*Set exercise*. Return only the number of lines holding the word "matplotlib".

►

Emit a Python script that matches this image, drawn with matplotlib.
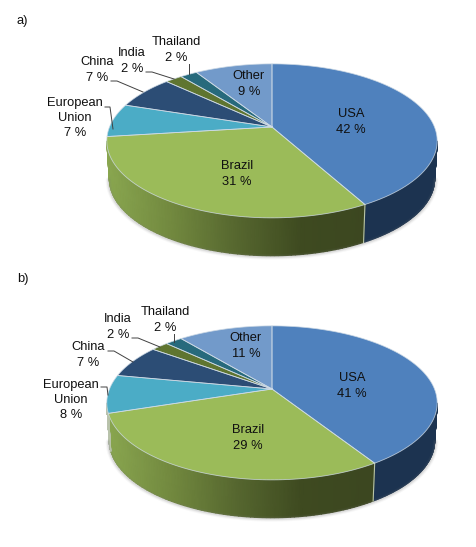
import matplotlib
matplotlib.use('Agg')
import matplotlib.pyplot as plt
from matplotlib.colors import LinearSegmentedColormap
import numpy as np

plt.rcParams['font.family'] = ['Liberation Sans', 'DejaVu Sans']

# Data
countries = ['USA', 'Brazil', 'European\nUnion', 'China', 'India', 'Thailand', 'Other']
shares_a = [42, 31, 7, 7, 2, 2, 9]
shares_b = [41, 29, 8, 7, 2, 2, 11]

top_colors = ['#4f81bd', '#9bbb59', '#4bacc6', '#2c4d75', '#5f7530', '#276a7c', '#729aca']
# wall colours, left end to right end
wall_colors = [('#1c3350', '#1c3350'), ('#8aa750', '#72893f', '#56672f', '#3e4a20', '#3c4720'),
               ('#b9c2ad', '#b9c2ad'), ('#1c3350', '#1c3350'), ('#3c4720', '#3c4720'),
               ('#1c4550', '#1c4550'), ('#47648a', '#47648a')]

# label centres, in pixels of the picture
label_pos_a = [(351, 122), (237, 174), (75, 118), (97, 70), (132, 61), (176, 50), (249, 84)]
label_pos_b = [(352, 386), (248, 438), (71, 400), (88, 355), (118, 327), (165, 320), (246, 346)]

# leader lines for the small slices
leaders_a = [[(105, 107), (110, 107), (113, 129)],
             [(111, 81), (117, 81), (143, 92)],
             [(146, 72), (152, 72), (174, 79)],
             [(189, 64), (189, 74)]]
leaders_b = [[(101, 387), (107, 387), (108, 395)],
             [(108, 351), (114, 351), (133, 362)],
             [(132, 338), (138, 338), (160, 347)],
             [(174, 334), (174, 342)]]

CX = 272
RX = 162.5
RY = 74.5
TILT = 0.18
DEPTH = 38
WALL_START = np.arccos(-TILT)
WALL_STOP = 2 * np.pi - WALL_START


def project(theta, cy, shrink=1.0):
    # circle seen in perspective, theta clockwise from the top
    u = np.sin(theta)
    v = np.cos(theta)
    w = 1 + TILT * v
    return CX + shrink * RX * u / w, cy - RY * v / w


def draw_pie(ax, shares, cy, label_pos, leaders):
    edges = np.cumsum([0] + shares) / sum(shares) * 2 * np.pi

    # soft shadow under the wall
    th = np.linspace(WALL_START, WALL_STOP, 200)
    sx, sy = project(th, cy + DEPTH + 1, 0.99)
    for lw, a in [(4, 0.06), (2.5, 0.10), (1.2, 0.14)]:
        ax.plot(sx, sy, color='#808080', lw=lw, alpha=a, solid_capstyle='round')

    # side walls, front half only
    for i in range(len(shares)):
        start = max(edges[i], WALL_START)
        stop = min(edges[i + 1], WALL_STOP)
        if stop <= start:
            continue
        th = np.linspace(start, stop, 90)
        x0, y0 = project(th, cy)
        x1, y1 = project(th, cy + DEPTH, 0.985)
        X = np.array([x0, x1])
        Y = np.array([y0, y1])
        cmap = LinearSegmentedColormap.from_list('wall', wall_colors[i])
        ax.pcolormesh(X, Y, (X - 106) / 262, shading='gouraud', cmap=cmap, vmin=0, vmax=1)
        if edges[i + 1] < WALL_STOP:
            ax.plot([x0[-1], x1[-1]], [y0[-1], y1[-1]], color='#b8c4a8', lw=0.8)

    # top face
    for i in range(len(shares)):
        th = np.linspace(edges[i], edges[i + 1], 80)
        x, y = project(th, cy)
        ax.fill(np.r_[CX, x], np.r_[cy, y], facecolor=top_colors[i], edgecolor='none')
        ax.plot(np.r_[CX, x, CX], np.r_[cy, y, cy], color='#cfdbe6', lw=0.6, alpha=0.8)

    for i, name in enumerate(countries):
        ax.text(label_pos[i][0], label_pos[i][1], f'{name}\n{shares[i]} %',
                ha='center', va='center', fontsize=9.3, color='#101010', linespacing=1.36)

    for pts in leaders:
        xs, ys = zip(*pts)
        ax.plot(xs, ys, color='#404040', lw=0.7)


fig = plt.figure(figsize=(4.77, 5.47), dpi=100)
ax = fig.add_axes([0, 0, 1, 1])
ax.set_xlim(0, 477)
ax.set_ylim(547, 0)
ax.axis('off')

draw_pie(ax, shares_a, 127, label_pos_a, leaders_a)
draw_pie(ax, shares_b, 389, label_pos_b, leaders_b)

ax.text(17, 21, 'a)', ha='left', va='center', fontsize=9.3, color='#101010')
ax.text(17, 279, 'b)', ha='left', va='center', fontsize=9.3, color='#101010')

plt.savefig('out.png', dpi=100)
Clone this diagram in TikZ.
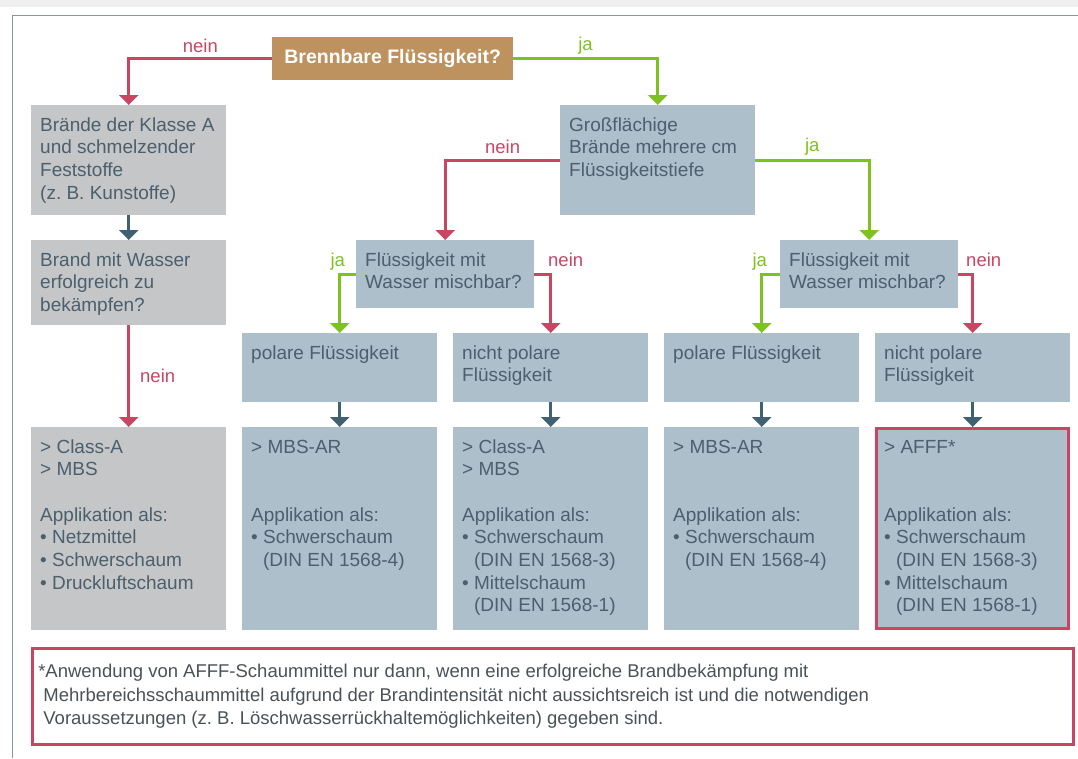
\documentclass[tikz,border=0pt]{standalone}
\usepackage{fontspec}
\setmainfont{Liberation Sans}
\usetikzlibrary{arrows.meta}

\definecolor{tanbox}{HTML}{BD925E}
\definecolor{boxgrey}{HTML}{C5C6C8}
\definecolor{boxblue}{HTML}{ADBFCB}
\definecolor{ink}{HTML}{4B5F6D}
\definecolor{noteink}{HTML}{4A5258}
\definecolor{nored}{HTML}{C94663}
\definecolor{yesgreen}{HTML}{7DC21E}
\definecolor{arrblue}{HTML}{3F6173}
\definecolor{framegrey}{HTML}{8A969D}
\definecolor{topgrey}{HTML}{EFEFEF}

\newcommand{\cell}[3][177pt]{\parbox[t][#2][t]{#1}{\raggedright\strut #3}}
\newcommand{\ind}{\phantom{• }}

\begin{document}
\frenchspacing
\begin{tikzpicture}[x=1pt, y=-1pt,
    box/.style={anchor=north west, inner xsep=9pt, inner ysep=10pt, text=ink,
      font=\fontsize{19}{22.7}\selectfont},
    grey/.style={box, fill=boxgrey},
    blue/.style={box, fill=boxblue},
    arr/.style={line width=3pt, -{Triangle[width=19pt,length=10pt]}},
    no/.style={arr, draw=nored},
    yes/.style={arr, draw=yesgreen},
    down/.style={arr, draw=arrblue},
    lbl/.style={inner sep=0pt, anchor=base, font=\fontsize{18.5}{22.7}\selectfont}]
  \useasboundingbox (0,0) rectangle (1078,758);
  \fill[white] (0,0) rectangle (1078,758);
  \fill[topgrey] (0,0) rectangle (1078,7);
  \draw[framegrey, line width=1pt] (12,758) -- (12,15) -- (1078,15);

  \node[fill=tanbox, text=white, anchor=north west, inner sep=0pt,
    minimum width=241pt, minimum height=43pt,
    font=\fontsize{19.5}{22}\selectfont\bfseries] (fluid) at (272,37) {Brennbare Flüssigkeit?};

  \node[grey] (solid) at (31,105) {\cell{90pt}{Brände der Klasse A\\und schmelzender\\Feststoffe\\(z. B. Kunstoffe)}};
  \node[blue] (area) at (560,105) {\cell{90pt}{Großflächige\\Brände mehrere cm\\Flüssigkeitstiefe}};
  \node[grey] (water) at (31,240) {\cell{65pt}{Brand mit Wasser\\erfolgreich zu\\bekämpfen?}};
  \node[blue] (mixL) at (356,240) {\cell[160pt]{48pt}{Flüssigkeit mit\\Wasser mischbar?}};
  \node[blue] (mixR) at (780,240) {\cell[160pt]{48pt}{Flüssigkeit mit\\Wasser mischbar?}};

  \node[blue] (polL) at (242,333) {\cell{49pt}{polare Flüssigkeit}};
  \node[blue] (npolL) at (453,333) {\cell{49pt}{nicht polare\\Flüssigkeit}};
  \node[blue] (polR) at (664,333) {\cell{49pt}{polare Flüssigkeit}};
  \node[blue] (npolR) at (875,333) {\cell{49pt}{nicht polare\\Flüssigkeit}};

  \node[grey] (resA) at (31,427) {\cell{183pt}{> Class-A\\> MBS\\[22.7pt]Applikation als:\\• Netzmittel\\• Schwerschaum\\• Druckluftschaum}};
  \node[blue] (resB) at (242,427) {\cell{183pt}{> MBS-AR\\[45.4pt]Applikation als:\\• Schwerschaum\\\ind(DIN EN 1568-4)}};
  \node[blue] (resC) at (453,427) {\cell{183pt}{> Class-A\\> MBS\\[22.7pt]Applikation als:\\• Schwerschaum\\\ind(DIN EN 1568-3)\\• Mittelschaum\\\ind(DIN EN 1568-1)}};
  \node[blue] (resD) at (664,427) {\cell{183pt}{> MBS-AR\\[45.4pt]Applikation als:\\• Schwerschaum\\\ind(DIN EN 1568-4)}};
  \node[blue] (resE) at (875,427) {\cell{183pt}{> AFFF*\\[45.4pt]Applikation als:\\• Schwerschaum\\\ind(DIN EN 1568-3)\\• Mittelschaum\\\ind(DIN EN 1568-1)}};
  \draw[nored, line width=3pt] ([shift={(1.5pt,-1.5pt)}]resE.north west) rectangle ([shift={(-1.5pt,1.5pt)}]resE.south east);

  \node[anchor=north west, draw=nored, line width=2.5pt, fill=white, text=noteink,
    inner xsep=6pt, inner ysep=13pt, font=\fontsize{18.5}{23.5}\selectfont] (note) at (31,647)
    {\parbox[t][70pt][t]{1029pt}{\raggedright\strut *Anwendung von AFFF-Schaummittel nur dann, wenn eine erfolgreiche Brandbekämpfung mit\\
    \hspace*{0.278em}Mehrbereichsschaummittel aufgrund der Brandintensität nicht aussichtsreich ist und die notwendigen\\
    \hspace*{0.278em}Voraussetzungen (z. B. Löschwasserrückhaltemöglichkeiten) gegeben sind.}};

  \draw[no] (fluid.west) -| node[lbl, text=nored, pos=0.25, yshift=6pt] {nein} (solid.north);
  \draw[yes] (fluid.east) -| node[lbl, text=yesgreen, pos=0.25, yshift=8pt] {ja} (area.north);
  \draw[no] (area.west) -| node[lbl, text=nored, pos=0.25, yshift=7pt] {nein} (mixL.north);
  \draw[yes] (area.east) -| node[lbl, text=yesgreen, pos=0.25, yshift=9pt] {ja} (mixR.north);

  \draw[down] (solid.south) -- (water.north);
  \draw[no] (water.south) -- node[lbl, text=nored, anchor=base west, pos=0.56, xshift=10pt] {nein} (resA.north);

  \draw[yes] (mixL.west) -| node[lbl, text=yesgreen, pos=0.5, yshift=8pt, xshift=-2pt] {ja} (polL.north);
  \draw[no] (mixL.east) -| node[lbl, text=nored, anchor=base west, pos=0.5, xshift=-4pt, yshift=8pt] {nein} (npolL.north);
  \draw[yes] (mixR.west) -| node[lbl, text=yesgreen, pos=0.5, yshift=8pt, xshift=-2pt] {ja} (polR.north);
  \draw[no] (mixR.east) -| node[lbl, text=nored, anchor=base west, pos=0.5, xshift=-8pt, yshift=8pt] {nein} (npolR.north);

  \draw[down] (polL.south) -- (resB.north);
  \draw[down] (npolL.south) -- (resC.north);
  \draw[down] (polR.south) -- (resD.north);
  \draw[down] (npolR.south) -- (resE.north);
\end{tikzpicture}
\end{document}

◄

*Written solution*. 5